DATASET SECTION →
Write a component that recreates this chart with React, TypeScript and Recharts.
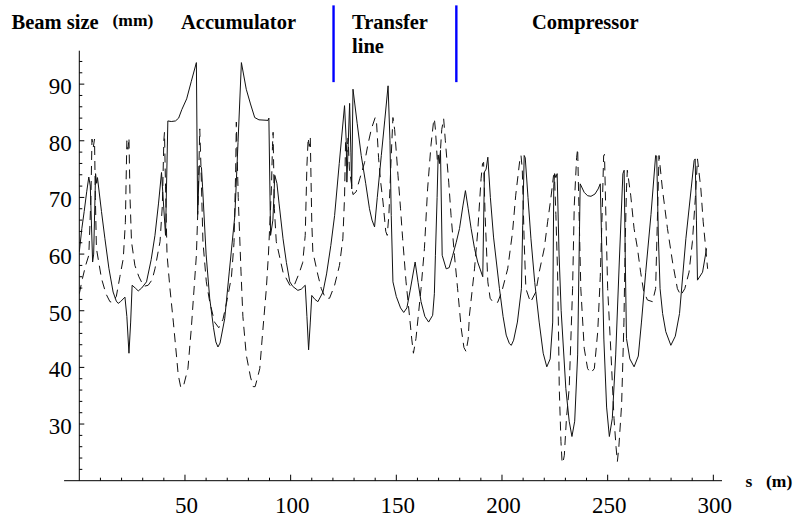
import React from 'react';
import { LineChart, Line, XAxis, YAxis, ReferenceLine } from 'recharts';

// Solid curve: [s (m), beam size (mm)]
const solidPts: [number, number][] = [
  [0, 60.4], [1.2, 64.5], [2.3, 67.5], [3.5, 71], [4.5, 73.6], [5.2, 72], [6.3, 58.6], [6.8, 60],
  [7.7, 74.2], [8.2, 72.5], [8.6, 73.5], [10.5, 67.5], [12.1, 62.8], [14, 57.5], [16, 53.3],
  [17.5, 51.7], [18.4, 51.3], [19.5, 51.6], [21.6, 52.4], [22.5, 49], [23.5, 42.5], [24.3, 48],
  [25, 54.5], [26.5, 54], [27.9, 53.5], [29.5, 54], [31.8, 55.1], [34, 59], [35.8, 63.3],
  [37.5, 69], [38.9, 74.4], [40.8, 63.3], [41.9, 83.5], [43.5, 83.4], [45.5, 83.5], [47, 84],
  [48.5, 85.5], [50.8, 87.4], [53, 90.5], [55.4, 93.8], [56.0, 67], [56.8, 75.6], [57.8, 75.3],
  [58.3, 72], [60, 60], [61.7, 52.2], [63.5, 47], [64.6, 44.5], [65.6, 43.6], [66.6, 44.3],
  [68.8, 48.6], [71, 57], [73.6, 66.8], [75.1, 79.7], [76.7, 93.8], [79, 89.1], [81, 86.5],
  [83, 84.1], [85, 83.7], [89.3, 83.6], [89.7, 84], [90.5, 63.3], [91.6, 66], [92.5, 73.9],
  [93.5, 72.5], [94.5, 69], [96.4, 62.7], [98, 58.5], [99.6, 55.1], [101, 54.3], [103.4, 53.6],
  [105, 53.8], [106.9, 54.5], [107.7, 49], [108.5, 43.1], [109.3, 48], [110, 52.7], [111.5, 52],
  [112.9, 51.6], [115.3, 53.3], [117, 56.5], [119, 61.5], [120.8, 66.8], [123, 76], [125.5, 86.2],
  [126.3, 80], [126.6, 72.7], [127.3, 80], [127.9, 86.6], [128.5, 78], [128.9, 71.5], [129.5, 89.1],
  [131.5, 83], [133.4, 77.4], [135.5, 72.5], [137.3, 68], [138.5, 66], [139.7, 64.8], [141, 70],
  [142.9, 77.4], [144.5, 83.5], [146.1, 89.7], [147, 80], [147.6, 66.8], [148.4, 55.1], [150, 52.5],
  [152, 50.5], [153.5, 49.7], [155, 50.5], [156.5, 53.5], [158.9, 58.6], [160.3, 55], [161.7, 51.6],
  [163.5, 49], [165.3, 48], [167.2, 49.2], [168, 53], [168.5, 59.8], [169.3, 70], [169.8, 77.5],
  [170.4, 76], [170.9, 78.3], [171.7, 59.8], [173.6, 57.4], [175, 57.6], [176.7, 59.8], [178.3, 62],
  [179.9, 64.5], [181.5, 68.5], [182.7, 71.2], [184, 68], [185.4, 64.5], [187, 61], [188.5, 58.6],
  [190.9, 56], [191.7, 74.5], [192.5, 75], [193.3, 77.1], [194.5, 70], [196, 63], [198.8, 53.9],
  [200.5, 49], [202, 45.7], [203.5, 44.2], [204.4, 43.9], [205.5, 44.8], [207.3, 48], [209.2, 53.9],
  [209.8, 65], [210.5, 77.4], [211, 77], [212.3, 70], [213.7, 62.7], [215.5, 55], [217.6, 48],
  [219.5, 42.5], [221.2, 40.1], [222.8, 41.5], [224, 48], [224.5, 72], [224.9, 74.2], [225.5, 73.5],
  [226.1, 74.2], [227, 60], [228, 50], [230.2, 36.3], [231.8, 30.5], [233.1, 27.8], [234.4, 30.5],
  [235.8, 42.2], [236.5, 60], [237, 72.4], [238.9, 70.9], [240.5, 70.3], [242.1, 70.2], [244, 70.6],
  [245.5, 71.5], [246.5, 72.4], [247.3, 60], [248.2, 45], [249.5, 33], [250.8, 27.8], [252.2, 31],
  [253.8, 42.2], [255.5, 58.6], [257.2, 74.2], [257.8, 74.8], [258.3, 60], [258.9, 45.1],
  [260.5, 41.5], [262.5, 40.1], [264.5, 42], [266, 48], [268, 56.8], [270.5, 67], [272.7, 77.4],
  [273.2, 77.3], [274, 63], [274.8, 53.9], [276, 49.5], [277.5, 46.3], [279.9, 43.9], [282, 45.5],
  [284, 49.5], [287, 62.7], [289.5, 71.5], [290.9, 76.5], [291.4, 76.8], [292, 66], [292.5, 55.4],
  [294.9, 56.8], [296.8, 61],
];

// Dashed curve: [s (m), beam size (mm)]
const dashedPts: [number, number][] = [
  [0, 53], [1.5, 55.7], [3, 58], [4.5, 59.8], [5.5, 70], [6.0, 80.3], [6.6, 78.8], [7.2, 80.3],
  [7.6, 70], [8.1, 61], [10.5, 55.7], [12.6, 53], [14.5, 51.6], [15.5, 51.5], [17.5, 52.5],
  [19.2, 56], [20.8, 59.2], [21.8, 65.6], [22.5, 80], [23.0, 78.5], [23.5, 80.5], [24, 70],
  [24.7, 62.2], [26.3, 58], [28.2, 56], [30.5, 54.3], [32.6, 54.5], [34.5, 55.5], [35.8, 57.4],
  [38.2, 62.2], [39.3, 68.6], [40.0, 80], [40.3, 81.5], [40.8, 72], [41.5, 60], [42.9, 53.9],
  [44.5, 48], [46, 42], [46.8, 38.7], [48.0, 36.5], [48.7, 36.4], [49.5, 37], [51.4, 39.8],
  [53, 46.9], [55.4, 59.8], [56.2, 69], [57, 82.1], [57.6, 75], [58.5, 62.2], [60.1, 55.1],
  [61.7, 51.6], [64, 48], [66, 47], [68, 48.5], [70, 52], [72, 56], [73.2, 62], [74.0, 75],
  [74.3, 83.3], [75.2, 70], [76.5, 57], [77.4, 49], [79, 42.2], [81, 38.3], [82.3, 36.6],
  [83.2, 36.6], [84.2, 38], [85.4, 39.8], [86.5, 45], [88.5, 53.9], [89.5, 60], [90.9, 71.5],
  [91.4, 79], [91.7, 81.5], [92.3, 68], [93.2, 62.2], [94.5, 60], [96.4, 56.8], [99.6, 54.5],
  [101.5, 54.3], [104.2, 56.8], [105.7, 58.5], [106.9, 63.3], [107.7, 75.6], [108.3, 80.5],
  [108.8, 79], [109.3, 80.5], [110, 65.7], [110.5, 60.4], [112.9, 56.3], [114.5, 53.9],
  [116.5, 52.2], [118.4, 52.2], [120.8, 54.5], [123.1, 58], [124.7, 62.7], [125.5, 70], [126, 80],
  [126.6, 78], [127.2, 80.5], [127.8, 75], [129.5, 70.5], [131, 71], [132.7, 73.3], [135, 76.2],
  [136.6, 79.4], [138.2, 82.1], [140.0, 84.1], [140.6, 83.5], [141.6, 77], [142.6, 72.7],
  [143.7, 69.2], [145.0, 64], [145.7, 63.3], [146.5, 67], [147.6, 77.4], [148.4, 84.1], [149.2, 82],
  [150.8, 73.9], [152, 68], [153, 62.7], [154.6, 55.1], [156.2, 49.2], [157.3, 45], [158.1, 42.5],
  [159.3, 45.1], [161.7, 53.9], [163.3, 61], [164.8, 71.5], [166.4, 79.2], [167.5, 83], [168, 83.9],
  [168.5, 82], [169.5, 76], [170.5, 76], [171.5, 82], [172.4, 83.9], [173.2, 80], [174.8, 72.7],
  [175.9, 66.8], [177.5, 59.8], [179, 53.9], [180.7, 46.9], [182, 43.5], [183, 42.8], [184, 45],
  [184.6, 49.2], [187, 57.4], [188.5, 63.9], [190.1, 73.3], [190.8, 76], [191.3, 76.2], [192, 67],
  [193.3, 55.1], [194.4, 52.2], [196, 51.4], [198, 51.5], [200, 53.5], [202.7, 57.4], [205, 63.9],
  [206.5, 70.4], [208.4, 76.5], [209, 77.4], [209.6, 75], [210.5, 62.2], [211.3, 53.9],
  [213.5, 51.5], [216, 53.3], [217.6, 56.8], [220, 61], [221.6, 65.7], [223.1, 69.8], [224.4, 73.9],
  [224.8, 74], [225.5, 67], [226.3, 56.8], [226.8, 45], [227.1, 36.3], [227.9, 26.9], [228.4, 23.5],
  [228.8, 23.1], [229.5, 24.5], [230.5, 31], [231.8, 36.3], [233.4, 53.9], [234.2, 68.6],
  [235.3, 77], [235.8, 78.6], [236.3, 70], [237.3, 53.9], [238.9, 43.4], [240.5, 39.8], [242, 39],
  [243.7, 39.8], [245.3, 46.3], [246.5, 56], [247.3, 66], [248.1, 77.4], [248.5, 77.6], [249.2, 66],
  [250, 53.9], [251.6, 42.2], [253, 31], [254, 25.8], [254.6, 23.4], [255.3, 26], [256.6, 33.4],
  [257.7, 48], [258.3, 62], [258.9, 71.5], [259.3, 74.8], [260.9, 70.4], [262.5, 64.5], [264.1, 61],
  [265.6, 56.8], [267, 53.5], [268.8, 51.9], [271.2, 51.6], [272.7, 53.9], [273.5, 65.7],
  [274.3, 77.4], [275.9, 71.5], [278.3, 64.5], [280.7, 58.6], [283, 53.9], [284.6, 52.7],
  [286.5, 53.9], [288.5, 56.8], [290.1, 62.2], [291.5, 70], [292.5, 76.8], [294.1, 71.5],
  [295.2, 65.7], [296.4, 61], [297.3, 57.4],
];

const xTicks = [10, 20, 30, 40, 50, 60, 70, 80, 90, 100, 110, 120, 130, 140, 150, 160, 170, 180,
  190, 200, 210, 220, 230, 240, 250, 260, 270, 280, 290, 300];
const xLabelTicks = [50, 100, 150, 200, 250, 300];
const yTicks = [22, 24, 26, 28, 30, 32, 34, 36, 38, 40, 42, 44, 46, 48, 50, 52, 54, 56, 58, 60,
  62, 64, 66, 68, 70, 72, 74, 76, 78, 80, 82, 84, 86, 88, 90, 92, 94];
const yLabelTicks = [30, 40, 50, 60, 70, 80, 90];
const sectionBoundaries = [120.3, 178.4];

const solidData = solidPts.map(([s, v]) => ({ s, v }));
const dashedData = dashedPts.map(([s, v]) => ({ s, v }));

const FONT = '"Liberation Serif", "Times New Roman", Times, serif';

const XTick = (props: any) => {
  const { x, y, payload } = props;
  const v = payload.value;
  const major = xLabelTicks.includes(v);
  return (
    <g>
      <line x1={x} x2={x} y1={y} y2={y - (major ? 6 : 3)} stroke="#000" strokeWidth={1} />
      {major && (
        <text x={x + 1.5} y={y + 32.6} textAnchor="middle" fontFamily={FONT} fontSize={23} fill="#000">
          {v}
        </text>
      )}
    </g>
  );
};

const YTick = (props: any) => {
  const { x, y, payload } = props;
  const v = payload.value;
  const major = yLabelTicks.includes(v);
  return (
    <g>
      <line x1={x} x2={x + (major ? 5 : 3)} y1={y} y2={y} stroke="#000" strokeWidth={1} />
      {major && (
        <text x={x - 7.5} y={y + 10} textAnchor="end" fontFamily={FONT} fontSize={23} fill="#000">
          {v}
        </text>
      )}
    </g>
  );
};

export default function App() {
  return (
    <div style={{ position: 'absolute', left: 0, top: 0, width: 794, height: 523, background: '#fff' }}>
      <LineChart
        width={794}
        height={523}
        margin={{ top: 50.7, right: 72, bottom: 12.3, left: 0 }}
      >
        <XAxis
          type="number"
          dataKey="s"
          domain={[0, 304.1]}
          allowDataOverflow
          ticks={xTicks}
          interval={0}
          tickSize={0}
          tickMargin={0}
          tickLine={false}
          axisLine={false}
          tick={(p: any) => <XTick {...p} />}
          height={30}
        />
        <YAxis
          type="number"
          domain={[20, 95.9]}
          allowDataOverflow
          ticks={yTicks}
          interval={0}
          tickSize={0}
          tickMargin={0}
          tickLine={false}
          axisLine={{ stroke: '#000', strokeWidth: 1 }}
          tick={(p: any) => <YTick {...p} />}
          width={79.3}
        />
        <ReferenceLine
          segment={[{ x: -7.2, y: 20 }, { x: 304.1, y: 20 }]}
          stroke="#000"
          strokeWidth={1}
          ifOverflow="visible"
        />
        {sectionBoundaries.map((b) => (
          <ReferenceLine
            key={b}
            segment={[{ x: b, y: 90.35 }, { x: b, y: 103.9 }]}
            stroke="#0000ff"
            strokeWidth={2.4}
            ifOverflow="visible"
          />
        ))}
        <Line
          data={dashedData}
          dataKey="v"
          type="linear"
          stroke="#111"
          strokeWidth={1}
          strokeDasharray="9 6"
          dot={false}
          activeDot={false}
          isAnimationActive={false}
        />
        <Line
          data={solidData}
          dataKey="v"
          type="linear"
          stroke="#111"
          strokeWidth={1}
          dot={false}
          activeDot={false}
          isAnimationActive={false}
        />
      </LineChart>
      <svg
        width={794}
        height={523}
        style={{ position: 'absolute', left: 0, top: 0, pointerEvents: 'none' }}
      >
        <g fontFamily={FONT} fontWeight="bold" fill="#000">
          <text x={11.5} y={29.3} fontSize={20.5}>Beam size</text>
          <text x={112.5} y={26} fontSize={17.5}>(mm)</text>
          <text x={181} y={29.3} fontSize={20.5}>Accumulator</text>
          <text x={352} y={29.3} fontSize={20.5}>Transfer</text>
          <text x={352} y={53.3} fontSize={20.5}>line</text>
          <text x={532} y={29.3} fontSize={20.5}>Compressor</text>
          <text x={745.5} y={486.5} fontSize={17.5}>s</text>
          <text x={766} y={486.5} fontSize={17.5}>(m)</text>
        </g>
      </svg>
    </div>
  );
}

WHAT IS BEING ASKED → Gather every line containing the word "React" and copy it.

THE RESULT →
Write a component that recreates this chart with React, TypeScript and Recharts.
import React from 'react';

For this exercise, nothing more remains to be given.